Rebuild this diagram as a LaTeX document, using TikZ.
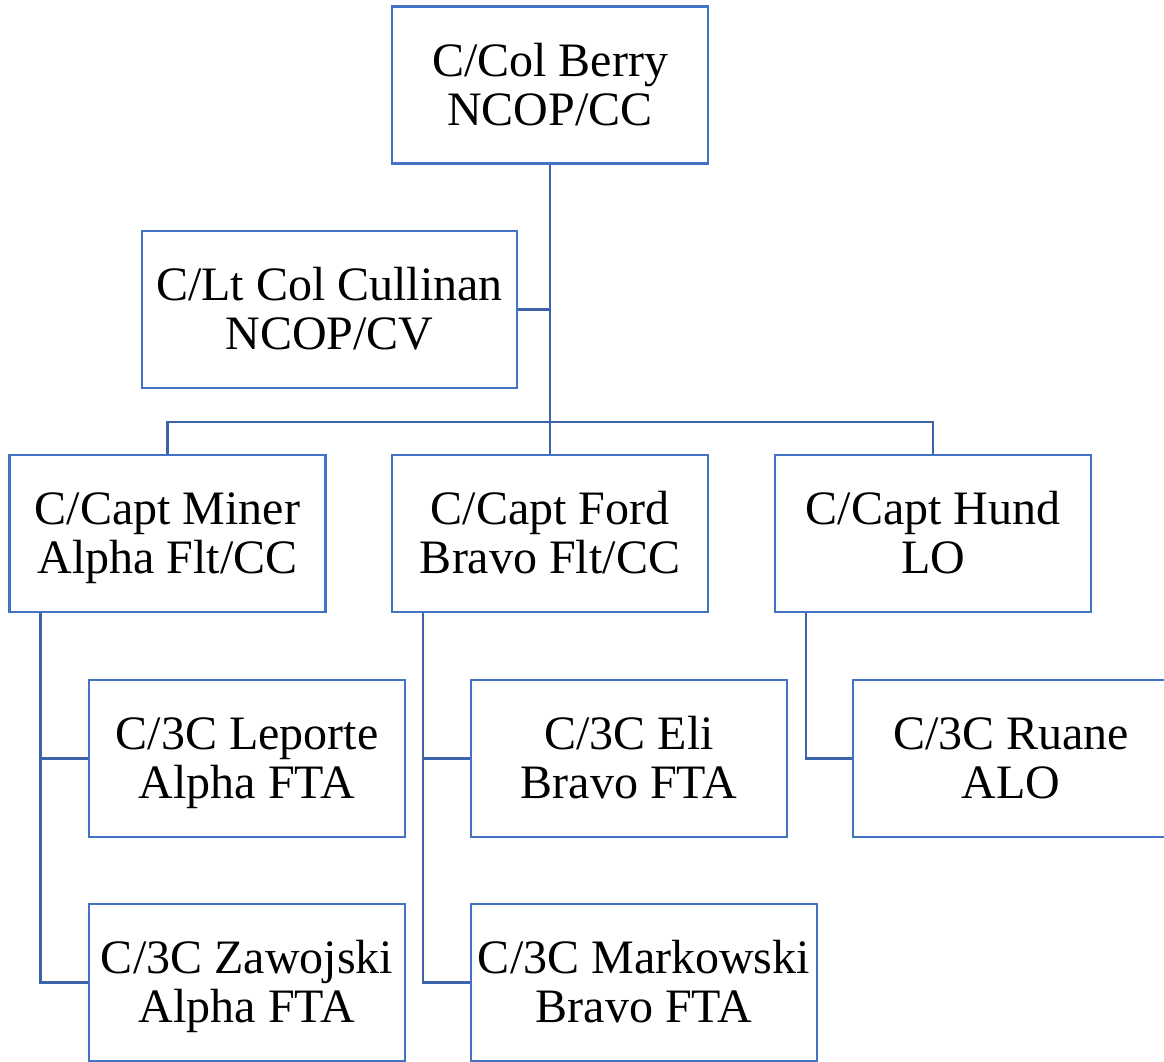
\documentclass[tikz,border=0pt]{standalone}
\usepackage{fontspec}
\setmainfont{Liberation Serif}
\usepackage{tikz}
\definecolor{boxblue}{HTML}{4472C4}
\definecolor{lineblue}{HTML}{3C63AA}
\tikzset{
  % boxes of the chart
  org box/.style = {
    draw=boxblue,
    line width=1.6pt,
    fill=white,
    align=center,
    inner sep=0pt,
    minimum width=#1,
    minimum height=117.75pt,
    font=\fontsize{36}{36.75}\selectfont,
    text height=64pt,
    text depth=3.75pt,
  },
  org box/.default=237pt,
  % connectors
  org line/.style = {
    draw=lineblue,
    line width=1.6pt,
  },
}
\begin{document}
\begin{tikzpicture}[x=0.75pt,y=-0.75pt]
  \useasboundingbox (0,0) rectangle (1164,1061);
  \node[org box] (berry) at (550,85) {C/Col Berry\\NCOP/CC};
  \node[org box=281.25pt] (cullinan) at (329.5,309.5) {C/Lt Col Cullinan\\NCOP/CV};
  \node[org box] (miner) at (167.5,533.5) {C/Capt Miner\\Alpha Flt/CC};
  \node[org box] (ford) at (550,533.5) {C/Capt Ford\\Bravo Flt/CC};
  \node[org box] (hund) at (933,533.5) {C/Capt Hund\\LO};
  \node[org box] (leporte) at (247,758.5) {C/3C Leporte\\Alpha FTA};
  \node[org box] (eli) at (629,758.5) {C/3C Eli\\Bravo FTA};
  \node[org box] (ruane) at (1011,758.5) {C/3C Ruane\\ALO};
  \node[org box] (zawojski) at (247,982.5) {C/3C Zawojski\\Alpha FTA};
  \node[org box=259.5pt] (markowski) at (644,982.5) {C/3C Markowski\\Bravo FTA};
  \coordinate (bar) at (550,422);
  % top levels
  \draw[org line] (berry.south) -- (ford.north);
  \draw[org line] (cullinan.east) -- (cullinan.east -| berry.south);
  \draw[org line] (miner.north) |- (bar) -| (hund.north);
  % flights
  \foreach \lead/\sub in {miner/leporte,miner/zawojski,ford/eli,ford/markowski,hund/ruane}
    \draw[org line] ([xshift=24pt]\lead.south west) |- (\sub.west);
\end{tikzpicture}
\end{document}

§ **GIVEN PROBLEM**
Quote the listing above in full, except for the pictures.

§ **TASK RESPONSE**
Rebuild this diagram as a LaTeX document, using TikZ.
\documentclass[tikz,border=0pt]{standalone}
\usepackage{fontspec}
\setmainfont{Liberation Serif}
\usepackage{tikz}
\definecolor{boxblue}{HTML}{4472C4}
\definecolor{lineblue}{HTML}{3C63AA}
\tikzset{
  % boxes of the chart
  org box/.style = {
    draw=boxblue,
    line width=1.6pt,
    fill=white,
    align=center,
    inner sep=0pt,
    minimum width=#1,
    minimum height=117.75pt,
    font=\fontsize{36}{36.75}\selectfont,
    text height=64pt,
    text depth=3.75pt,
  },
  org box/.default=237pt,
  % connectors
  org line/.style = {
    draw=lineblue,
    line width=1.6pt,
  },
}
\begin{document}
\begin{tikzpicture}[x=0.75pt,y=-0.75pt]
  \useasboundingbox (0,0) rectangle (1164,1061);
  \node[org box] (berry) at (550,85) {C/Col Berry\\NCOP/CC};
  \node[org box=281.25pt] (cullinan) at (329.5,309.5) {C/Lt Col Cullinan\\NCOP/CV};
  \node[org box] (miner) at (167.5,533.5) {C/Capt Miner\\Alpha Flt/CC};
  \node[org box] (ford) at (550,533.5) {C/Capt Ford\\Bravo Flt/CC};
  \node[org box] (hund) at (933,533.5) {C/Capt Hund\\LO};
  \node[org box] (leporte) at (247,758.5) {C/3C Leporte\\Alpha FTA};
  \node[org box] (eli) at (629,758.5) {C/3C Eli\\Bravo FTA};
  \node[org box] (ruane) at (1011,758.5) {C/3C Ruane\\ALO};
  \node[org box] (zawojski) at (247,982.5) {C/3C Zawojski\\Alpha FTA};
  \node[org box=259.5pt] (markowski) at (644,982.5) {C/3C Markowski\\Bravo FTA};
  \coordinate (bar) at (550,422);
  % top levels
  \draw[org line] (berry.south) -- (ford.north);
  \draw[org line] (cullinan.east) -- (cullinan.east -| berry.south);
  \draw[org line] (miner.north) |- (bar) -| (hund.north);
  % flights
  \foreach \lead/\sub in {miner/leporte,miner/zawojski,ford/eli,ford/markowski,hund/ruane}
    \draw[org line] ([xshift=24pt]\lead.south west) |- (\sub.west);
\end{tikzpicture}
\end{document}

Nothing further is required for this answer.